Hoe kwam de canon tot stand?
De samenstellers van de canon hebben hun selectie opgebouwd rond wat typerend is voor het Nederlandse boerenland: soorten, landschappen en gebruiksvormen die nauw verweven zijn met de geschiedenis van landbouw, veeteelt en plattelandscultuur. De criteria: wat is beeldbepalend, wat heeft een belangrijke rol gespeeld in ons agrarisch verleden en heden, en wat vertelt een verhaal over de relatie tussen mens en natuur in Nederland? Daarbij is gekozen voor herkenbare iconen, van landschapselementen tot specifieke planten en dieren.
Drie voorbeelden uit de canon
De canon bevat vensters over soorten en elementen die voor veel mensen het boerenland symboliseren:
- De grutto, onze nationale weidevogel, symbool van het oude grasland waar de lente mee begon.
- De houtwal, die eeuwenlang het boerenland indeelde en tegelijk schuilplek bood aan vogels, insecten en kleine zoogdieren.
- De aardappel, een plant die zo vanzelfsprekend lijkt in het boerenland, maar die eigenlijk een exoot is — geïmporteerd uit Zuid-Amerika en pas na veel scepsis onderdeel geworden van ons dieet en landschap.
Niet alles is zo natuurlijk als het lijkt
De canon benoemt zelf dat niet alles wat we nu als boerenlandnatuur beschouwen, van oorsprong “natuurlijk” is. De aardappel is daarvan een treffend voorbeeld: ooit een wereldreiziger, nu alomtegenwoordig.

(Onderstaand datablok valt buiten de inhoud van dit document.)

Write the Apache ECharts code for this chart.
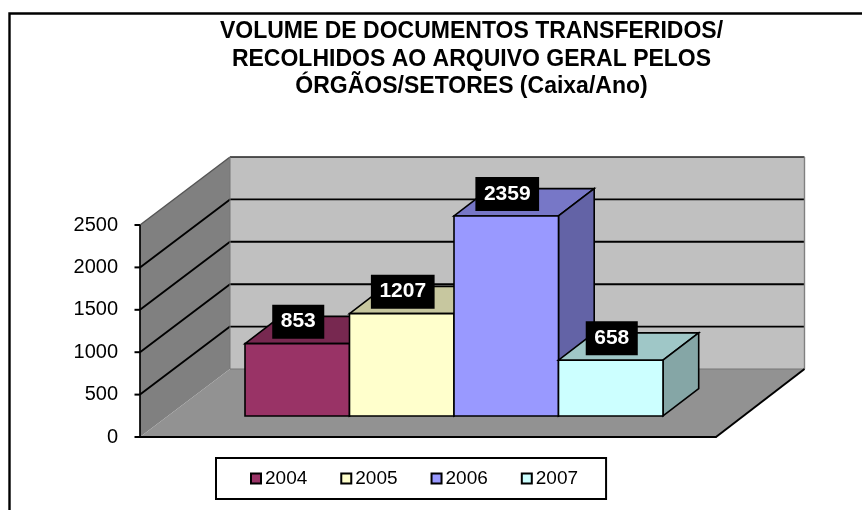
<!DOCTYPE html>
<html>
<head>
<meta charset="utf-8">
<style>html,body{margin:0;padding:0;background:#fff;overflow:hidden}#c{width:862px;height:510px}</style>
<script src="https://cdn.jsdelivr.net/npm/echarts@6/dist/echarts.min.js"></script>
</head>
<body>
<div id="c"></div>
<script>
const titleLines = ['VOLUME DE DOCUMENTOS TRANSFERIDOS/', 'RECOLHIDOS AO ARQUIVO GERAL PELOS', 'ÓRGÃOS/SETORES (Caixa/Ano)'];
const years = ['2004', '2005', '2006', '2007'];
const values = [853, 1207, 2359, 658];
const colors = ['#993366', '#ffffcc', '#9999ff', '#ccffff'];
const wallTicks = [500, 1000, 1500, 2000];
const FONT = '"Liberation Sans", Arial, sans-serif';

// projection of the 3D look, in screen pixels
const WALL_DX_L = 90, WALL_DX_R = 88.5, WALL_DY = -68;
const FRONT_DX = 26, FRONT_DY = -21;
const BOX_DX = 35.7, BOX_DY = -27.3;
const BAR_SHARE = 104.5 / 576;

function shade(hex, k) {
  const n = parseInt(hex.slice(1), 16);
  const c = [n >> 16 & 255, n >> 8 & 255, n & 255].map(v => Math.round(v * k));
  return 'rgb(' + c.join(',') + ')';
}
function poly(pts, fill, stroke, w) {
  return { type: 'polygon', shape: { points: pts }, style: { fill: fill, stroke: stroke || null, lineWidth: w || 0, lineJoin: 'miter' } };
}
function line(pts, stroke, w) {
  return { type: 'polyline', shape: { points: pts }, style: { fill: null, stroke: stroke, lineWidth: w, lineJoin: 'round' } };
}

function renderWalls(params, api) {
  const o = api.coord([0, 0]);
  const band = api.size([1, 0])[0];
  const top = api.coord([0, 2500])[1];
  const x0 = o[0] - band / 2, x1 = o[0] + band / 2, y0 = o[1];
  const bx0 = x0 + WALL_DX_L, bx1 = x1 + WALL_DX_R;
  const children = [
    poly([[bx0, top + WALL_DY], [bx1, top + WALL_DY], [bx1, y0 + WALL_DY], [bx0, y0 + WALL_DY]], '#c0c0c0'),
    poly([[x0, top], [bx0, top + WALL_DY], [bx0, y0 + WALL_DY], [x0, y0]], '#808080'),
    poly([[x0, y0], [bx0, y0 + WALL_DY], [bx1, y0 + WALL_DY], [x1, y0]], '#929292')
  ];
  wallTicks.forEach(function (t) {
    const y = api.coord([0, t])[1];
    children.push(line([[x0, y], [bx0, y + WALL_DY], [bx1, y + WALL_DY]], '#000', 1.9));
  });
  children.push(line([[x0, top], [bx0, top + WALL_DY]], '#555', 1.4));
  children.push(line([[bx0, top + WALL_DY], [bx1, top + WALL_DY]], '#222', 1.6));
  children.push(line([[bx1, top + WALL_DY], [bx1, y0 + WALL_DY]], '#808080', 1.4));
  children.push(line([[bx0, top + WALL_DY], [bx0, y0 + WALL_DY]], '#777', 1));
  children.push(line([[bx0, y0 + WALL_DY], [bx1, y0 + WALL_DY]], '#777', 1));
  children.push(line([[x1, y0], [bx1, y0 + WALL_DY]], '#000', 2));
  // value axis spine and outward ticks sit on top of the side wall
  children.push(line([[x0, top], [x0, y0]], '#000', 1.7));
  [0].concat(wallTicks, [2500]).forEach(function (t) {
    const y = api.coord([0, t])[1];
    children.push(line([[x0 - 5.5, y], [x0, y]], '#000', 2));
  });
  return { type: 'group', children: children };
}

function renderBar(params, api) {
  const i = params.seriesIndex - 1;
  const base = api.coord([0, 0]);
  const head = api.coord([0, api.value(1)]);
  const w = api.size([1, 0])[0] * BAR_SHARE;
  const xl = base[0] + FRONT_DX + (i - years.length / 2) * w;
  const xr = xl + w;
  const yb = base[1] + FRONT_DY;
  const yt = head[1] + FRONT_DY;
  const c = colors[i];
  return {
    type: 'group',
    children: [
      poly([[xl, yt], [xr, yt], [xr + BOX_DX, yt + BOX_DY], [xl + BOX_DX, yt + BOX_DY]], shade(c, 0.78), '#000', 1.6),
      poly([[xr, yb], [xr, yt], [xr + BOX_DX, yt + BOX_DY], [xr + BOX_DX, yb + BOX_DY]], shade(c, 0.65), '#000', 1.6),
      poly([[xl, yb], [xr, yb], [xr, yt], [xl, yt]], c, '#000', 1.6),
      {
        type: 'text',
        z2: 10,
        style: {
          x: (xl + xr) / 2 + 1, y: yt - 22,
          text: String(api.value(1)),
          fill: '#fff',
          font: 'bold 21px ' + FONT,
          align: 'center', verticalAlign: 'middle',
          backgroundColor: '#000',
          padding: [7, 8.5, 6, 8.5]
        }
      }
    ]
  };
}

const series = [{
  type: 'custom', name: 'walls', silent: true, z: 1,
  data: [[0, 0]], renderItem: renderWalls, encode: { x: 0, y: 1 }
}];
years.forEach(function (y, i) {
  series.push({
    type: 'custom', name: y, silent: true, z: 2 + i,
    itemStyle: { color: colors[i] },
    data: [[0, values[i]]], renderItem: renderBar, encode: { x: 0, y: 1 }
  });
});

const chart = echarts.init(document.getElementById('c'), null, { renderer: 'canvas' });
chart.setOption({
  animation: false,
  backgroundColor: '#fff',
  title: {
    text: titleLines.join('\n'),
    left: 471.5, top: 18, textAlign: 'center', padding: 0,
    textStyle: { fontFamily: FONT, fontSize: 23, fontWeight: 'bold', color: '#000', lineHeight: 27.5 }
  },
  legend: {
    data: years, left: 216, top: 458,
    orient: 'horizontal',
    icon: 'rect', itemWidth: 10, itemHeight: 10, itemGap: 33,
    padding: [11, 28, 11, 34],
    selectedMode: false,
    backgroundColor: '#fff', borderColor: '#000', borderWidth: 2,
    itemStyle: { borderColor: '#000', borderWidth: 2 },
    textStyle: { fontFamily: FONT, fontSize: 19, color: '#000', padding: [0, 0, 0, -1] }
  },
  grid: { left: 140, top: 225, width: 576, height: 212, containLabel: false },
  xAxis: {
    type: 'category', data: [''], z: 10,
    axisLine: { lineStyle: { color: '#000', width: 2 } },
    axisTick: { show: false }, axisLabel: { show: false }, splitLine: { show: false }
  },
  yAxis: {
    type: 'value', min: 0, max: 2500, interval: 500,
    axisLine: { show: false },
    axisTick: { show: false },
    axisLabel: {
      fontFamily: FONT, fontSize: 20, color: '#000', margin: 22,
      padding: [9, 0, 0, 0],
      formatter: function (v) { return String(v); }
    },
    splitLine: { show: false }
  },
  series: series,
  graphic: [{
    type: 'rect', silent: true, z: 100,
    shape: { x: 9.5, y: 13.5, width: 900, height: 600 },
    style: { fill: null, stroke: '#000', lineWidth: 2.4 }
  }]
});
</script>
</body>
</html>
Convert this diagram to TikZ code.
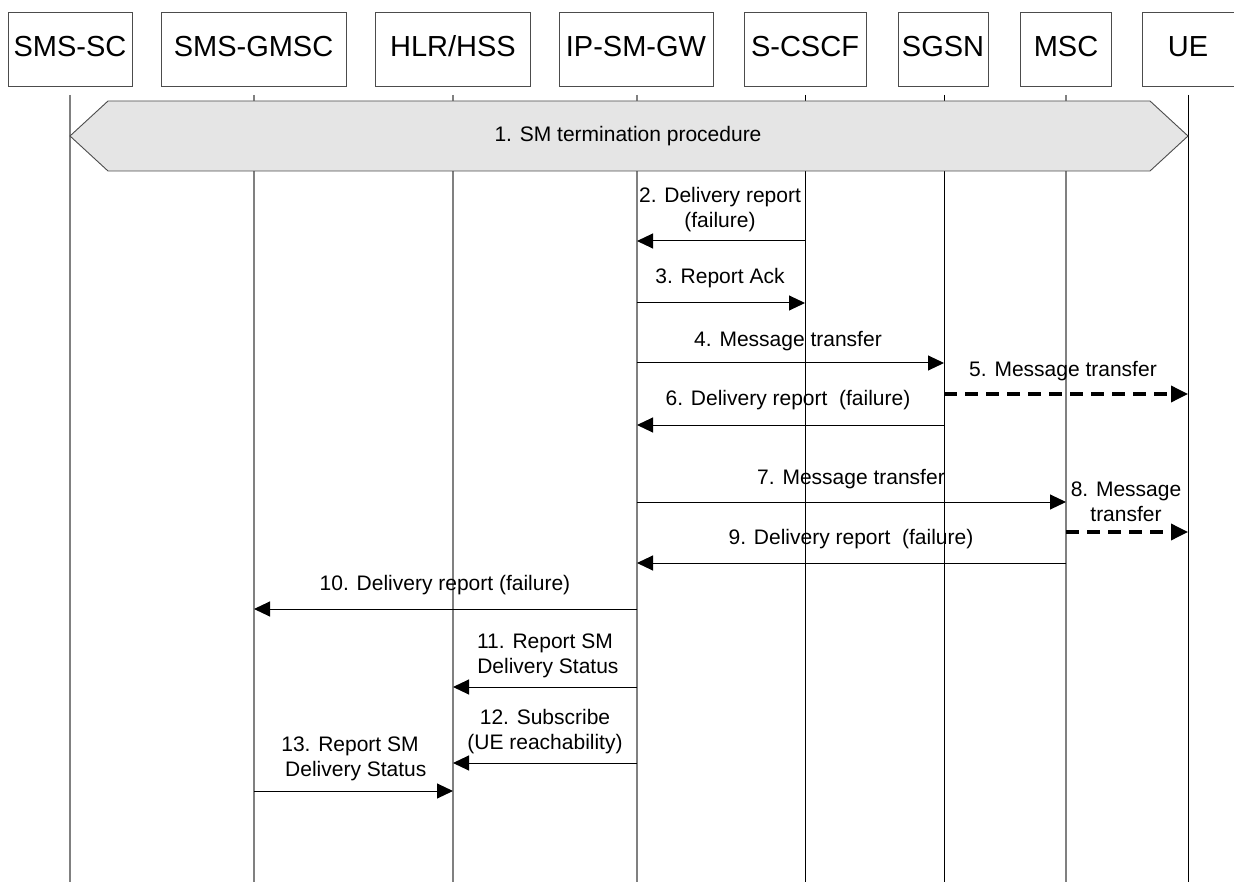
\documentclass[tikz,border=0pt]{standalone}
\usepackage{fontspec}
\setmainfont{Liberation Sans}
\usetikzlibrary{arrows.meta}
\begin{document}
\begin{tikzpicture}[x=1pt,y=-1pt,
  ent/.style={draw=black!70, fill=white, line width=0.9pt, minimum height=74pt, inner sep=0pt, text height=21pt, text depth=6pt, font=\fontsize{29}{32}\selectfont},
  lifeg/.style={draw=black!50, line width=1.3pt},
  lifek/.style={draw=black, line width=1pt},
  msg/.style={-{Triangle[length=16pt,width=15pt]}, line width=1pt, draw=black},
  dmsg/.style={-{Triangle[length=17pt,width=16pt]}, line width=3.5pt, dash pattern=on 13pt off 8pt, draw=black},
  lbl/.style={font=\fontsize{21}{25}\selectfont, align=center, inner sep=0pt},
  banner/.style={draw=black!70, fill=black!10, line width=0.9pt}]
\useasboundingbox (0,0) rectangle (1234,882);
% entities
\node[ent, minimum width=124pt] (smssc) at (70,49) {SMS-SC};
\node[ent, minimum width=185pt] (gmsc) at (253.5,49) {SMS-GMSC};
\node[ent, minimum width=155pt] (hlr) at (453,49) {HLR/HSS};
\node[ent, minimum width=154pt] (ipsm) at (636,49) {IP-SM-GW};
\node[ent, minimum width=122pt] (cscf) at (805,49) {S-CSCF};
\node[ent, minimum width=90pt] (sgsn) at (943,49) {SGSN};
\node[ent, minimum width=91pt] (msc) at (1066,49) {MSC};
\node[ent, minimum width=92pt] (ue) at (1188,49) {UE};
% lifeline ends
\foreach \n/\x in {smssc/70,gmsc/254,hlr/453,ipsm/637,cscf/805,sgsn/944,msc/1066,ue/1188}{
  \coordinate (\n t) at (\x,95);
  \coordinate (\n b) at (\x,882);
}
\draw[lifeg] (smssct) -- (smsscb);
\draw[lifeg] (gmsct) -- (gmscb);
\draw[lifeg] (hlrt) -- (hlrb);
\draw[lifeg] (ipsmt) -- (ipsmb);
\draw[lifek] (cscft) -- (cscfb);
\draw[lifek] (sgsnt) -- (sgsnb);
\draw[lifeg] (msct) -- (mscb);
\draw[lifek] (uet) -- (ueb);
% banner
\draw[banner] (70,136) -- (108,101) -- (1150,101) -- (1188,136) -- (1150,171) -- (108,171) -- cycle;
\node[lbl] (b1) at (628,136) {1. SM termination procedure};
% message endpoints
\foreach \n/\a/\b/\y in {m2/cscf/ipsm/241, m3/ipsm/cscf/303, m4/ipsm/sgsn/363, m5/sgsn/ue/394,
  m6/sgsn/ipsm/425, m7/ipsm/msc/502, m8/msc/ue/532, m9/msc/ipsm/563, m10/ipsm/gmsc/609,
  m11/ipsm/hlr/687, m12/ipsm/hlr/763, m13/gmsc/hlr/791}{
  \coordinate (\n s) at (\a t |- 0,\y);
  \coordinate (\n e) at (\b t |- 0,\y);
}
\draw[msg] (m2s) -- (m2e);
\draw[msg] (m3s) -- (m3e);
\draw[msg] (m4s) -- (m4e);
\draw[dmsg] (m5s) -- (m5e);
\draw[msg] (m6s) -- (m6e);
\draw[msg] (m7s) -- (m7e);
\draw[dmsg] (m8s) -- (m8e);
\draw[msg] (m9s) -- (m9e);
\draw[msg] (m10s) -- (m10e);
\draw[msg] (m11s) -- (m11e);
\draw[msg] (m12s) -- (m12e);
\draw[msg] (m13s) -- (m13e);
% labels
\node[lbl] (l2) at (720,210) {2. Delivery report\\(failure)};
\node[lbl] (l3) at (720,278) {3. Report Ack};
\node[lbl] (l4) at (788,341) {4. Message transfer};
\node[lbl] (l5) at (1063,371) {5. Message transfer};
\node[lbl] (l6) at (788,400) {6. Delivery report\ \ (failure)};
\node[lbl] (l7) at (851,479) {7. Message transfer};
\node[lbl] (l8) at (1126,502) {8. Message\\transfer};
\node[lbl] (l9) at (851,539) {9. Delivery report\ \ (failure)};
\node[lbl] (l10) at (445,585) {10. Delivery report (failure)};
\node[lbl] (l11) at (545,656) {11. Report SM\\\ Delivery Status};
\node[lbl] (l12) at (545,732) {12. Subscribe\\(UE reachability)};
\node[lbl] (l13) at (350,759) {13. Report SM\\\ \ Delivery Status};
\end{tikzpicture}
\end{document}
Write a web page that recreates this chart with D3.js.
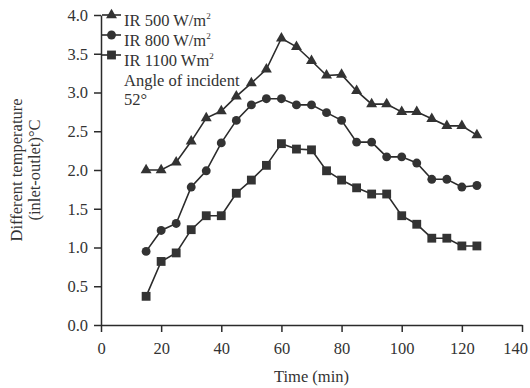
<!DOCTYPE html>
<html>
<head>
<meta charset="utf-8">
<script src="https://cdn.jsdelivr.net/npm/d3@7"></script>
<style>
  html, body { margin: 0; padding: 0; background: #fff; }
  svg { display: block; font-family: "Liberation Serif", "Times New Roman", serif; }
</style>
</head>
<body>
<svg id="chart" width="530" height="388"></svg>
<script>
// Sampling times (min)
const times = [15, 20, 25, 30, 35, 40, 45, 50, 55, 60, 65, 70, 75, 80, 85, 90, 95, 100, 105, 110, 115, 120, 125];

// Temperature difference (inlet - outlet), °C, for each irradiance level
const ir500 = [2.0, 2.0, 2.1, 2.37, 2.67, 2.76, 2.95, 3.12, 3.3, 3.7, 3.59, 3.41, 3.22, 3.23, 3.02, 2.85, 2.85, 2.75, 2.75, 2.66, 2.57, 2.57, 2.45];
const ir800 = [0.95, 1.22, 1.31, 1.78, 1.99, 2.35, 2.64, 2.84, 2.92, 2.92, 2.84, 2.84, 2.74, 2.64, 2.36, 2.36, 2.17, 2.17, 2.09, 1.88, 1.88, 1.78, 1.8];
const ir1100 = [0.37, 0.82, 0.93, 1.23, 1.41, 1.41, 1.70, 1.87, 2.06, 2.34, 2.27, 2.26, 1.99, 1.87, 1.77, 1.69, 1.69, 1.41, 1.30, 1.12, 1.12, 1.02, 1.02];

// Legend labels (superscript handled separately)
const seriesNames = ["IR 500 W/m", "IR 800 W/m", "IR 1100 Wm"];
const noteLines = ["Angle of incident", "52°"];

// Axis ticks
const xTicks = [0, 20, 40, 60, 80, 100, 120, 140];
const yTicks = [0, 0.5, 1.0, 1.5, 2.0, 2.5, 3.0, 3.5, 4.0];

const series = [
  { name: seriesNames[0], values: ir500, symbol: d3.symbolTriangle, size: 52 },
  { name: seriesNames[1], values: ir800, symbol: d3.symbolCircle, size: 62 },
  { name: seriesNames[2], values: ir1100, symbol: d3.symbolSquare, size: 78 }
];

const svg = d3.select("#chart");
const ink = "#2b2b2b";
const fontSize = 16.5;

const x = d3.scaleLinear().domain([0, 140]).range([101, 522]);
const y = d3.scaleLinear().domain([0, 4]).range([325, 15]);

// Axes
const xAxis = svg.append("g")
  .attr("transform", `translate(0,${y(0)})`)
  .call(d3.axisBottom(x).tickValues(xTicks).tickSize(7).tickSizeOuter(0).tickPadding(10).tickFormat(d3.format("d")));
const yAxis = svg.append("g")
  .attr("transform", `translate(${x(0)},0)`)
  .call(d3.axisLeft(y).tickValues(yTicks).tickSize(7).tickSizeOuter(0).tickPadding(6).tickFormat(d3.format(".1f")));

[xAxis, yAxis].forEach(g => {
  g.select(".domain").attr("stroke", ink).attr("stroke-width", 1.5);
  g.selectAll(".tick line").attr("stroke", ink).attr("stroke-width", 1.5);
  g.selectAll(".tick text")
    .attr("fill", "#333")
    .style("font-family", "Liberation Serif, serif")
    .style("font-size", fontSize + "px");
});

// Keep the last x label inside the right edge
xAxis.selectAll(".tick text")
  .filter(d => d === xTicks[xTicks.length - 1])
  .attr("dx", -7);

// Axis titles
svg.append("text")
  .attr("x", (x(0) + x(140)) / 2)
  .attr("y", 382)
  .attr("text-anchor", "middle")
  .attr("fill", "#333")
  .style("font-size", fontSize + "px")
  .text("Time (min)");

const yTitle = svg.append("text")
  .attr("transform", `translate(0,${(y(0) + y(4)) / 2}) rotate(-90)`)
  .attr("text-anchor", "middle")
  .attr("fill", "#333")
  .style("font-size", fontSize + "px");
yTitle.append("tspan").attr("x", 0).attr("y", 22).text("Different temperature");
yTitle.append("tspan").attr("x", 0).attr("y", 40).text("(inlet-outlet)°C");

// Series lines and markers
const line = d3.line()
  .x((d, i) => x(times[i]))
  .y(d => y(d));

series.forEach(s => {
  svg.append("path")
    .datum(s.values)
    .attr("fill", "none")
    .attr("stroke", ink)
    .attr("stroke-width", 1.6)
    .attr("d", line);

  svg.append("g")
    .selectAll("path")
    .data(s.values)
    .join("path")
    .attr("transform", (d, i) => `translate(${x(times[i])},${y(d)})`)
    .attr("d", d3.symbol().type(s.symbol).size(s.size))
    .attr("fill", "#333");
});

// Legend
const legend = svg.append("g");
series.forEach((s, i) => {
  const cy = 15 + i * 20;
  legend.append("line")
    .attr("x1", 102).attr("x2", 121)
    .attr("y1", cy).attr("y2", cy)
    .attr("stroke", ink).attr("stroke-width", 1.6);
  legend.append("path")
    .attr("transform", `translate(111.5,${cy})`)
    .attr("d", d3.symbol().type(s.symbol).size(s.size))
    .attr("fill", "#333");
  const t = legend.append("text")
    .attr("x", 124)
    .attr("y", cy + 11)
    .attr("fill", "#333")
    .style("font-size", fontSize + "px");
  t.append("tspan").text(s.name);
  t.append("tspan").attr("dy", -7).style("font-size", "9px").text("2");
});

noteLines.forEach((txt, i) => {
  legend.append("text")
    .attr("x", 124)
    .attr("y", 86 + i * 19)
    .attr("fill", "#333")
    .style("font-size", fontSize + "px")
    .text(txt);
});
</script>
</body>
</html>
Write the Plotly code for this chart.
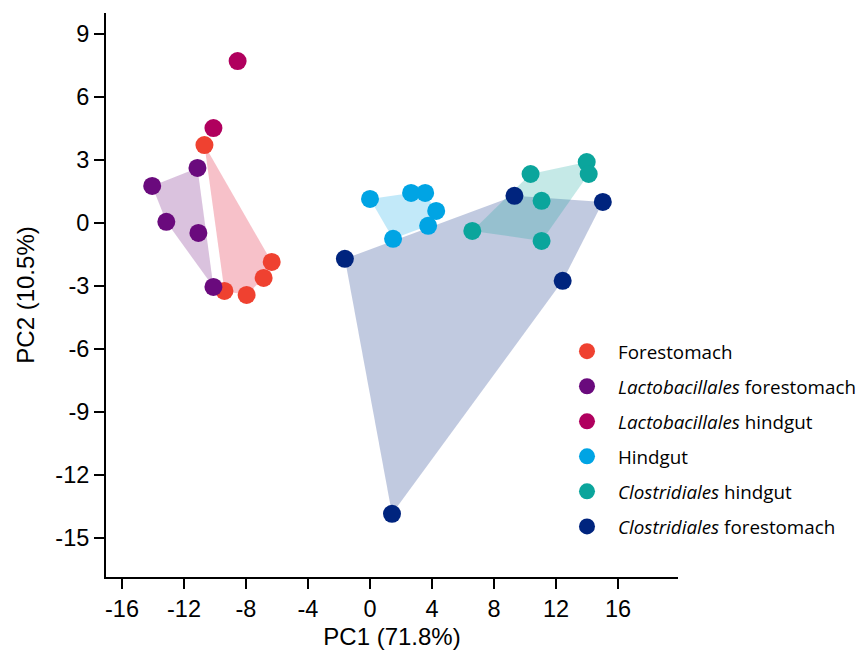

Ook veel van de soorten en landschapselementen zijn producten van menselijk ingrijpen: sloten, houtwallen, weiden — allemaal aangelegd of gevormd om landbouw mogelijk te maken.
Een indringende waarschuwing
Bijna elk venster in de canon eindigt met een pijnlijke constatering: de soorten en landschappen die ons boerenland zo rijk maakten, worden in hun voortbestaan ernstig bedreigd. Het boek legt de vinger op de zere plek. Niet alleen intensieve landbouw, maar ook verstedelijking en industrie hebben geleid tot het verdwijnen van bloemrijke hooilanden, de achteruitgang van insecten en het instorten van populaties weidevogels. De canon is daardoor niet alleen een eerbetoon aan het boerenland, maar ook een stille aanklacht — en een dringende oproep om zorgvuldig om te gaan met wat er nog resteert.
Conclusie
De Canon van de Nederlandse boerennatuur is een boek dat bewondering en weemoed oproept. Het laat zien hoe rijk en gevarieerd ons boerenland ooit was (en soms nog is), maar dringt er tegelijk op aan dat we als samenleving moeten nadenken hoe we dat erfgoed behouden. Wie het leest, kijkt nooit meer gedachteloos naar een sloot, een houtwal of een vlucht grutto’s boven het weiland.